La fin de la guerre froide permet à Fouad II de reposer les pieds en terre égyptienne. Des visites médiatisées, source d’espoirs bientôt vite douchés car c’est depuis la Suisse qu’il suit avec attention, le développement des dernières années de pouvoir du général Hosni Moubarak, qui ignore superbement l’héritier. Lors de la révolution de 2011, sur la place M?d?n at-Ta?r?r, certains n’hésitent pas à agiter les anciens drapeaux de la monarchie, appelant clairement au retour du «roi d’Egypte et du Soudan ». Le mouvement monarchiste n’est pas structuré, réprimé, survit grâce aux réseaux sociaux qu’il inonde de photos de l’ancien régime. Mais l’Egypte d’aujourd’hui n’est plus celle de l’Entre-deux guerres. « De nombreuses personnes m'ont demandé pourquoi je n'avais pas créé un parti monarchiste. Ce qui est absurde. Ce n'est pas ma conception de la monarchie. Par définition, un roi doit être au-dessus des partis. Il doit être le père de tous ses sujets, quels qu'ils soient. Je me suis tu aussi parce que je ne voulais pas que l'on m'accuse de profiter de la situation et d'ajouter au désordre régnant » avait expliqué le souverain au cours d’une interview au journal belge « L’Eventail» en 2013.

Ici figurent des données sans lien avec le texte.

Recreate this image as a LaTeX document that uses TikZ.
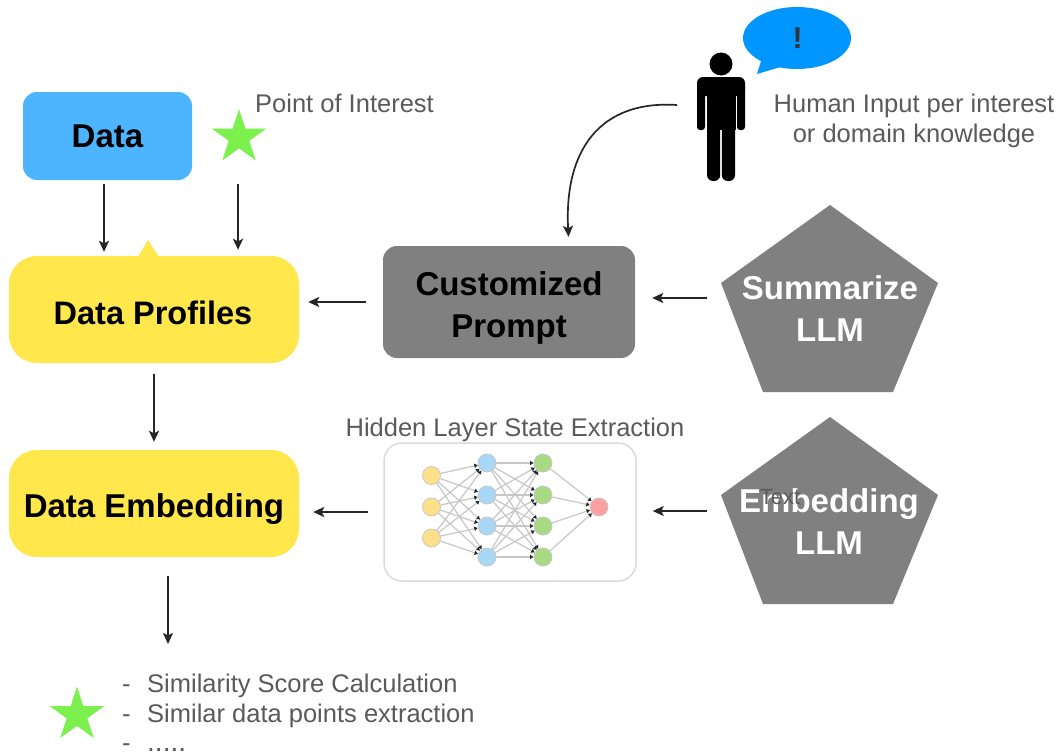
\documentclass[tikz,border=0pt]{standalone}
\usepackage{fontspec}
\setmainfont{Liberation Sans}
\usetikzlibrary{arrows.meta,shapes.geometric,calc}
\newcommand\pxfont[2]{\fontsize{#1}{#2}\selectfont}
\definecolor{databox}{HTML}{4DB5FF}
\definecolor{yellowbox}{HTML}{FFE74C}
\definecolor{greybox}{HTML}{808080}
\definecolor{bubble}{HTML}{0096FF}
\definecolor{starcol}{HTML}{7CF04C}
\definecolor{captext}{HTML}{5A5A5A}
\definecolor{nnyellow}{HTML}{FFE08A}
\definecolor{nnblue}{HTML}{A8D8F5}
\definecolor{nngreen}{HTML}{A8DA84}
\definecolor{nnred}{HTML}{FFA0A0}
\tikzset{
  box/.style={rounded corners=#1,inner sep=0pt},
  head/.style={font=\bfseries\pxfont{33}{42},text=black,align=center,inner sep=0pt},
  arr/.style={line width=1.7pt,color=black!85,-{Stealth[length=11pt,width=10pt,inset=2.5pt]}},
  poi/.style={star,star points=5,star point ratio=2.618,minimum size=56.8pt,inner sep=0pt,fill=starcol},
  captxt/.style={font=\pxfont{25.5}{30},text=captext,inner sep=0pt},
  pent/.style={fill=greybox},
  penttext/.style={font=\bfseries\pxfont{33}{42},text=white,align=center,inner sep=0pt},
  nn/.style={circle,minimum size=18pt,inner sep=0pt,draw=black!22,line width=0.8pt},
  nnedge/.style={color=black!22,line width=1.2pt,-{Latex[length=3.5pt,width=5pt,black!85]}},
}
\begin{document}
\begin{tikzpicture}[x=1pt,y=-1pt]
\useasboundingbox (0,0) rectangle (1059,755);
\fill[white] (0,0) rectangle (1059,755);

% boxes
\node[box=14pt,fill=databox,minimum width=169pt,minimum height=88pt] (data) at (107.5,136) {};
\node[head] (datatxt) at (107.5,136) {Data};
\fill[yellowbox] (138,257) -- (148,240) -- (159,257) -- cycle;
\node[box=28pt,fill=yellowbox,minimum width=290pt,minimum height=107pt] (prof) at (154,309.5) {};
\node[head,font=\bfseries\pxfont{32.5}{42}] (proftxt) at (153,312.5) {Data Profiles};
\node[box=28pt,fill=yellowbox,minimum width=290pt,minimum height=107pt] (emb) at (154,503.5) {};
\node[head] (embtxt) at (154,509.5) {Data Embedding};
\node[box=14pt,fill=greybox,minimum width=252pt,minimum height=112pt] (prompt) at (509,302) {};
\node[head] (prompttxt) at (509,308) {Customized\\Prompt};
\node[box=18pt,draw=black!14,line width=1.5pt,fill=white,minimum width=252pt,minimum height=138pt] (nnbox) at (510,512) {};

% stars
\node[poi] (poi) at (239,137.5) {};
\node[poi] (result) at (77,715) {};

% pentagons
\fill[pent] (830,205) -- (938,283) -- (893,392) -- (763,392) -- (721,283) -- cycle;
\fill[pent] (830,417) -- (938,495) -- (893,604) -- (763,604) -- (721,495) -- cycle;
\coordinate (sumL) at (721,298);
\coordinate (embL) at (721,511);
\coordinate (out) at (168,644);
\node[penttext] (sum) at (830,309) {Summarize\\LLM};
\node[penttext] (emblm) at (829,522) {Embedding\\LLM};
\node[font=\pxfont{22}{26},text=captext,inner sep=0pt] (txt) at (780,497) {Text};

% neural network
\foreach \i/\y in {1/475.5,2/507,3/538}
  \node[nn,fill=nnyellow] (a\i) at (431.5,\y) {};
\foreach \i/\y in {1/463,2/495,3/526,4/557}{
  \node[nn,fill=nnblue] (b\i) at (487,\y) {};
  \node[nn,fill=nngreen] (c\i) at (543,\y) {};
}
\node[nn,fill=nnred] (d) at (599,507) {};
\foreach \i in {1,2,3}\foreach \j in {1,2,3,4}
  \draw[nnedge] (a\i) -- (b\j);
\foreach \i in {1,2,3,4}\foreach \j in {1,2,3,4}
  \draw[nnedge] (b\i) -- (c\j);
\foreach \i in {1,2,3,4}
  \draw[nnedge] (c\i) -- (d);

% person
\fill[black] (721,64) circle[radius=11.5];
\fill[black,rounded corners=6pt] (697,77) rectangle (745,96);
\fill[black,rounded corners=3pt] (697,84) rectangle (705,130);
\fill[black,rounded corners=3pt] (737,84) rectangle (745,130);
\fill[black] (706.5,84) rectangle (735.5,130);
\fill[black,rounded corners=6pt] (707,120) rectangle (720.2,181);
\fill[black,rounded corners=6pt] (721.8,120) rectangle (735,181);
\coordinate (person) at (677,105);

% bubble
\fill[bubble] (797,38) ellipse[x radius=54,y radius=31];
\fill[bubble] (762,58) -- (757,74) -- (784,66) -- cycle;
\node[font=\bfseries\pxfont{30}{30},text=black!80,inner sep=0pt] (bang) at (797.5,38) {!};

% connectors
\draw[arr,shorten <=4pt,shorten >=4pt] ([xshift=-3.5pt]data.south) -- ([xshift=-3.5pt]data.south |- prof.north);
\draw[arr,shorten <=46pt,shorten >=6pt] ([xshift=-1pt]poi.center) -- ([xshift=-1pt]poi.center |- prof.north);
\draw[arr,shorten <=11pt,shorten >=8pt] (prof.south) -- (emb.north);
\draw[arr,shorten <=19pt] ([xshift=14pt]emb.south) -- (out);
\draw[arr,shorten <=17pt,shorten >=9pt] (prompt.west) -- (prompt.west -| prof.east);
\draw[arr,shorten <=14pt,shorten >=17pt] (sumL) -- (sumL -| prompt.east);
\draw[arr,shorten <=15pt,shorten >=14pt] (nnbox.west) -- (emb.east |- nnbox.west);
\draw[arr,shorten <=14pt,shorten >=16pt] (embL) -- (embL -| nnbox.east);
\draw[arr,shorten >=9pt]
  (person) .. controls (600,100) and (564,150) .. ([xshift=60pt]prompt.north);

% captions
\node[captxt,anchor=base west] (poilabel) at (255,112) {Point of Interest};
\node[captxt,anchor=base] (hidden) at (515,436) {Hidden Layer State Extraction};
\node[captxt,align=center,anchor=center] (human) at (914,121) {Human Input per interest\\or domain knowledge};
\node[captxt,anchor=base west] (l1) at (147,692) {Similarity Score Calculation};
\node[captxt,anchor=base west] (l2) at (147,722) {Similar data points extraction};
\node[captxt,anchor=base west,font=\pxfont{28}{30}] (l3) at (147,751) {.....};
\node[captxt,anchor=base west] (d1) at (122,692) {-};
\node[captxt,anchor=base west] (d2) at (122,722) {-};
\node[captxt,anchor=base west] (d3) at (122,751) {-};
\end{tikzpicture}
\end{document}
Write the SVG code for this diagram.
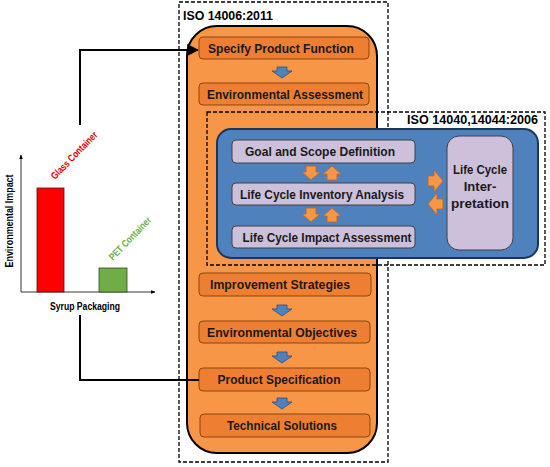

Que souhaite « Sa Majesté » comme il aime à être appelé ? Un poste « d’ambassadeur culturel » qui ne convainc pourtant pas y compris auprès du maréchal Al Sisi qu’il a rencontré et dont il a soutenu le coup d’état contre les Frères musulmans. «On ne gouverne pas une nation à coup de fatwas et en s'isolant du reste du monde » avait déclaré le roi qui a appelé à diverses reprises coptes et musulmans à s’entendre et cohabiter dans la paix, de s’éloigner de tout extrémisme religieux. Loin d’être rancunier, Fouad II a rendu hommage à Moubarak, lors de son décès, un « homme qui n’a pas su comprendre l’orgueil et la fierté des égyptiens ».
Et s’il y a bien une nostalgie de l’âge d’or de la monarchie, le succès du feuilleton télévisé consacré au roi Farouk en a été la preuve, elle n’est pas suffisante pour le rappeler sur son trône. L’avenir de la dynastie est assuré depuis 2017 avec la naissance du prince Fouad Zaher et de Farah Noor, enfants de Mohammed Ali, prince du Saïd. « C’est un homme très sensé et très dynamique et je crois qu’il est conscient de la responsabilité qu’il aura un jour, Inch Allah ». A l’heure ou le coronavirus a fait déjà une dizaine de victimes, profondément croyant, le roi Fouad II a désormais remis le destin de son pays et le sien entre les mains du prophète Mahomet.